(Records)
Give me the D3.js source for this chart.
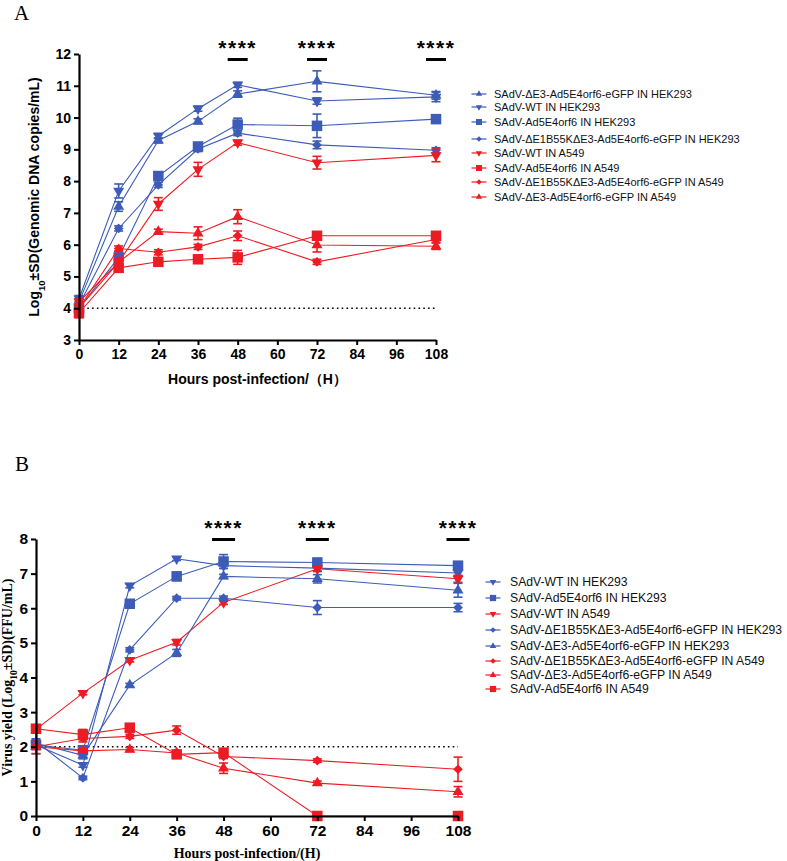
<!DOCTYPE html>
<html>
<head>
<meta charset="utf-8">
<script src="https://cdn.jsdelivr.net/npm/d3@7"></script>
<style>
  body { margin: 0; background: #fff; }
  svg { display: block; }
</style>
</head>
<body>
<svg id="chart" width="787" height="861"></svg>
<script>
// ---------------- DATA ----------------
const hours = [0, 12, 24, 36, 48, 72, 108];
const xTickValues = [0, 12, 24, 36, 48, 60, 72, 84, 96, 108];
const sigHours = [48, 72, 108];

// Panel A : genomic DNA copies
const namesA = [
  "SAdV-ΔE3-Ad5E4orf6-eGFP IN HEK293",
  "SAdV-WT IN HEK293",
  "SAdV-Ad5E4orf6 IN HEK293",
  "SAdV-ΔE1B55KΔE3-Ad5E4orf6-eGFP IN HEK293",
  "SAdV-WT IN A549",
  "SAdV-Ad5E4orf6 IN A549",
  "SAdV-ΔE1B55KΔE3-Ad5E4orf6-eGFP IN A549",
  "SAdV-ΔE3-Ad5E4orf6-eGFP IN A549"
];
const colorsA = ["blue", "blue", "blue", "blue", "red", "red", "red", "red"];
const shapesA = ["up", "down", "square", "diamond", "down", "square", "diamond", "up"];
const valuesA = [
  [4.20, 7.20, 9.28, 9.88, 10.74, 11.14, 10.70],
  [4.30, 7.69, 9.42, 10.28, 11.03, 10.52, 10.65],
  [4.00, 5.60, 8.16, 9.09, 9.78, 9.74, 9.95],
  [4.10, 6.51, 7.88, 9.01, 9.51, 9.14, 8.97],
  [4.20, 5.45, 7.28, 8.37, 9.21, 8.58, 8.81],
  [3.85, 5.27, 5.46, 5.54, 5.60, 6.28, 6.28],
  [4.00, 5.88, 5.76, 5.93, 6.28, 5.46, 6.16],
  [4.00, 5.45, 6.41, 6.36, 6.88, 5.99, 5.95]
];
const errorsA = [
  [0.10, 0.15, 0.08, 0.08, 0.10, 0.33, 0.12],
  [0.10, 0.22, 0.08, 0.08, 0.08, 0.10, 0.15],
  [0.15, 0.20, 0.10, 0.08, 0.20, 0.37, 0.10],
  [0.10, 0.08, 0.08, 0.08, 0.08, 0.12, 0.08],
  [0.10, 0.10, 0.20, 0.22, 0.08, 0.20, 0.20],
  [0.15, 0.10, 0.10, 0.10, 0.22, 0.10, 0.10],
  [0.10, 0.08, 0.08, 0.08, 0.15, 0.08, 0.08],
  [0.10, 0.08, 0.08, 0.20, 0.22, 0.22, 0.10]
];
const yTicksA = [3, 4, 5, 6, 7, 8, 9, 10, 11, 12];

// Panel B : virus yield
const namesB = [
  "SAdV-WT IN HEK293",
  "SAdV-Ad5E4orf6 IN HEK293",
  "SAdV-WT IN A549",
  "SAdV-ΔE1B55KΔE3-Ad5E4orf6-eGFP IN HEK293",
  "SAdV-ΔE3-Ad5E4orf6-eGFP IN HEK293",
  "SAdV-ΔE1B55KΔE3-Ad5E4orf6-eGFP IN A549",
  "SAdV-ΔE3-Ad5E4orf6-eGFP IN A549",
  "SAdV-Ad5E4orf6 IN A549"
];
const colorsB = ["blue", "blue", "red", "blue", "blue", "red", "red", "red"];
const shapesB = ["down", "square", "down", "diamond", "up", "diamond", "up", "square"];
const valuesB = [
  [2.05, 1.47, 6.65, 7.43, 7.23, 7.16, 7.02],
  [2.05, 1.90, 6.13, 6.92, 7.35, 7.32, 7.23],
  [2.50, 3.55, 4.50, 5.02, 6.17, 7.14, 6.85],
  [2.15, 1.10, 4.80, 6.29, 6.29, 6.02, 6.02],
  [2.10, 1.75, 3.78, 4.71, 6.92, 6.85, 6.52],
  [2.00, 2.24, 2.30, 2.48, 1.72, 1.60, 1.35],
  [2.00, 1.88, 1.92, 1.82, 1.38, 0.95, 0.70],
  [2.52, 2.35, 2.55, 1.78, 1.83, 0.00, 0.00]
];
const errorsB = [
  [0.08, 0.06, 0.06, 0.05, 0.08, 0.08, 0.08],
  [0.10, 0.12, 0.10, 0.12, 0.20, 0.12, 0.08],
  [0.08, 0.05, 0.05, 0.08, 0.06, 0.08, 0.10],
  [0.08, 0.05, 0.06, 0.05, 0.06, 0.20, 0.12],
  [0.30, 0.10, 0.05, 0.10, 0.06, 0.12, 0.20],
  [0.20, 0.10, 0.06, 0.12, 0.06, 0.05, 0.35],
  [0.08, 0.06, 0.06, 0.06, 0.15, 0.06, 0.15],
  [0.08, 0.15, 0.08, 0.06, 0.10, 0.00, 0.00]
];
const yTicksB = [0, 1, 2, 3, 4, 5, 6, 7, 8];

// ---------------- STYLE ----------------
const palette = { blue: "#3d5cb8", red: "#ec1c24" };
const SANS = "'Liberation Sans', Arial, sans-serif";
const SERIF = "'Liberation Serif', 'Times New Roman', serif";
const svg = d3.select("#chart");

function symbolPath(shape, size) {
  if (shape === "square") return d3.symbol(d3.symbolSquare, size * 1.3)();
  if (shape === "diamond") return d3.symbol(d3.symbolSquare, size * 0.55)();
  return d3.symbol(d3.symbolTriangle, size * 0.62)();
}
function symbolRotate(shape) {
  if (shape === "down") return 180;
  if (shape === "diamond") return 45;
  return 0;
}

function drawPanel(cfg) {
  const g = svg.append("g");
  const x = d3.scaleLinear().domain([0, 108]).range([cfg.left, cfg.right]);
  const y = d3.scaleLinear().domain(cfg.yDomain).range([cfg.bottom, cfg.top]);

  // dotted limit line
  g.append("line")
    .attr("x1", x(cfg.dotFrom)).attr("x2", x(108))
    .attr("y1", y(cfg.dotY)).attr("y2", y(cfg.dotY))
    .attr("stroke", "#000").attr("stroke-width", 1.6)
    .attr("stroke-dasharray", "1.6 3.2");

  // series
  cfg.values.forEach((vals, i) => {
    const col = palette[cfg.colors[i]];
    const pts = hours.map((h, j) => ({ h, v: vals[j], e: cfg.errors[i][j] }));
    g.append("path")
      .datum(pts)
      .attr("fill", "none").attr("stroke", col).attr("stroke-width", 1.1)
      .attr("d", d3.line().x(d => x(d.h)).y(d => y(d.v)));
    const eb = g.append("g").attr("stroke", col).attr("stroke-width", 1.6);
    pts.forEach(d => {
      if (d.e <= 0) return;
      const cx = x(d.h);
      eb.append("line").attr("x1", cx).attr("x2", cx).attr("y1", y(d.v - d.e)).attr("y2", y(d.v + d.e));
      [d.v - d.e, d.v + d.e].forEach(yy => {
        eb.append("line").attr("x1", cx - cfg.cap).attr("x2", cx + cfg.cap).attr("y1", y(yy)).attr("y2", y(yy));
      });
    });
    g.append("g").selectAll("path").data(pts).join("path")
      .attr("d", symbolPath(cfg.shapes[i], cfg.markerSize))
      .attr("transform", d => `translate(${x(d.h)},${y(d.v)}) rotate(${symbolRotate(cfg.shapes[i])})`)
      .attr("fill", col);
  });

  // axes
  const xAxis = g.append("g").attr("transform", `translate(0,${cfg.bottom})`)
    .call(d3.axisBottom(x).tickValues(xTickValues).tickSize(5).tickPadding(4).tickSizeOuter(0));
  const yAxis = g.append("g").attr("transform", `translate(${cfg.left},0)`)
    .call(d3.axisLeft(y).tickValues(cfg.yTicks).tickSize(5).tickPadding(3).tickSizeOuter(0));
  [xAxis, yAxis].forEach(a => {
    a.select(".domain").attr("stroke", "#000").attr("stroke-width", 2.2);
    a.selectAll(".tick line").attr("stroke", "#000").attr("stroke-width", 2);
    a.selectAll(".tick text").attr("fill", "#000")
      .style("font-family", SANS).style("font-weight", "bold").style("font-size", cfg.tickFont + "px");
  });

  // significance marks
  sigHours.forEach(h => {
    g.append("text")
      .attr("x", x(h)).attr("y", cfg.starY)
      .attr("text-anchor", "middle")
      .style("font-family", SANS).style("font-weight", "bold").style("font-size", "21px")
      .style("letter-spacing", "1.5px")
      .text("****");
    g.append("line")
      .attr("x1", x(h) - cfg.barHalf).attr("x2", x(h) + cfg.barHalf)
      .attr("y1", cfg.barY).attr("y2", cfg.barY)
      .attr("stroke", "#000").attr("stroke-width", 3);
  });

  // axis titles
  g.append("text")
    .attr("x", (cfg.left + cfg.right) / 2).attr("y", cfg.xTitleY)
    .attr("text-anchor", "middle")
    .style("font-family", cfg.titleFont).style("font-weight", "bold").style("font-size", cfg.titleSize + "px")
    .text(cfg.xTitle);
  const yt = g.append("text")
    .attr("transform", `translate(${cfg.yTitleX},${(cfg.top + cfg.bottom) / 2}) rotate(-90)`)
    .attr("text-anchor", "middle")
    .style("font-family", cfg.titleFont).style("font-weight", "bold").style("font-size", cfg.titleSize + "px");
  yt.append("tspan").text(cfg.yTitle[0]);
  yt.append("tspan").attr("baseline-shift", "sub").style("font-size", (cfg.titleSize * 0.68) + "px").text("10");
  yt.append("tspan").text(cfg.yTitle[1]);

  // panel letter
  svg.append("text").attr("x", cfg.letterX).attr("y", cfg.letterY)
    .style("font-family", SERIF).style("font-size", "21px").text(cfg.letter);

  // legend
  const lg = svg.append("g");
  cfg.names.forEach((n, i) => {
    const col = palette[cfg.colors[i]];
    const ly = cfg.legendY[i];
    lg.append("line").attr("x1", cfg.legX - 7.5).attr("x2", cfg.legX + 7.5)
      .attr("y1", ly).attr("y2", ly).attr("stroke", col).attr("stroke-width", 1.2);
    lg.append("path").attr("d", symbolPath(cfg.shapes[i], cfg.legMarker))
      .attr("transform", `translate(${cfg.legX},${ly}) rotate(${symbolRotate(cfg.shapes[i])})`)
      .attr("fill", col);
    lg.append("text").attr("x", cfg.legTextX).attr("y", ly).attr("dy", "0.35em")
      .style("font-family", SANS).style("font-size", cfg.legFont + "px").attr("fill", "#111")
      .text(n);
  });
}

drawPanel({
  letter: "A", letterX: 14, letterY: 20,
  left: 79, right: 436, top: 54, bottom: 340,
  yDomain: [3, 12], yTicks: yTicksA,
  values: valuesA, errors: errorsA, names: namesA, colors: colorsA, shapes: shapesA,
  markerSize: 85, cap: 4.5,
  dotY: 4, dotFrom: 2.5,
  tickFont: 14,
  starY: 55, barY: 59.5, barHalf: 10,
  xTitle: "Hours post-infection/（H）", xTitleY: 384,
  yTitle: ["Log", "±SD(Genomic DNA copies/mL)"], yTitleX: 39,
  titleFont: SANS, titleSize: 14,
  legendY: [94, 107, 122, 139, 153, 168, 182, 197],
  legX: 479, legTextX: 494, legMarker: 28, legFont: 11
});

drawPanel({
  letter: "B", letterX: 15, letterY: 471,
  left: 36, right: 458, top: 539, bottom: 816,
  yDomain: [0, 8], yTicks: yTicksB,
  values: valuesB, errors: errorsB, names: namesB, colors: colorsB, shapes: shapesB,
  markerSize: 85, cap: 4.5,
  dotY: 2, dotFrom: 1,
  tickFont: 15.5,
  starY: 535, barY: 539.5, barHalf: 11.5,
  xTitle: "Hours post-infection/(H)", xTitleY: 858,
  yTitle: ["Virus yield (Log", "±SD)(FFU/mL)"], yTitleX: 12,
  titleFont: SERIF, titleSize: 14,
  legendY: [582, 598, 614, 630, 646, 661, 675, 689],
  legX: 493, legTextX: 510, legMarker: 30, legFont: 12.2
});
</script>
</body>
</html>
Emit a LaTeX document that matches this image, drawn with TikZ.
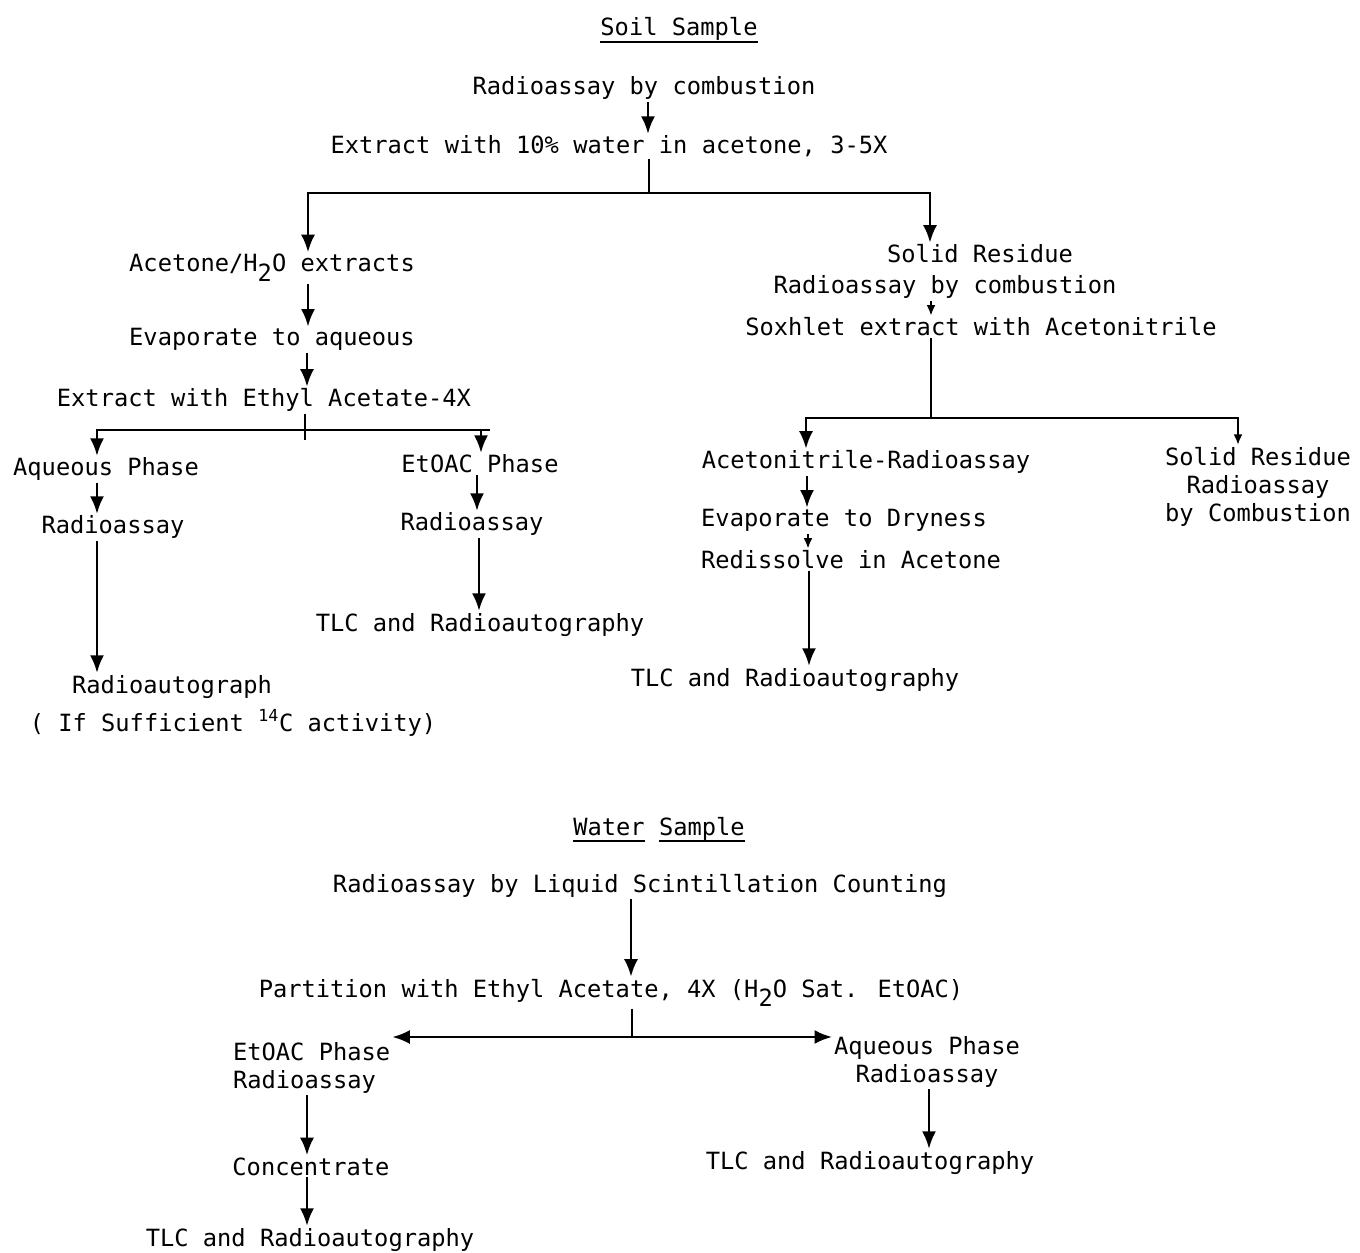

(Exercise goal):
Copy nothing but the lines from the first one in the listing through the line with "const sigHours = [48, 72, 108];", and omit the pictures.

(Response to this task):
Give me the D3.js source for this chart.
<!DOCTYPE html>
<html>
<head>
<meta charset="utf-8">
<script src="https://cdn.jsdelivr.net/npm/d3@7"></script>
<style>
  body { margin: 0; background: #fff; }
  svg { display: block; }
</style>
</head>
<body>
<svg id="chart" width="787" height="861"></svg>
<script>
// ---------------- DATA ----------------
const hours = [0, 12, 24, 36, 48, 72, 108];
const xTickValues = [0, 12, 24, 36, 48, 60, 72, 84, 96, 108];
const sigHours = [48, 72, 108];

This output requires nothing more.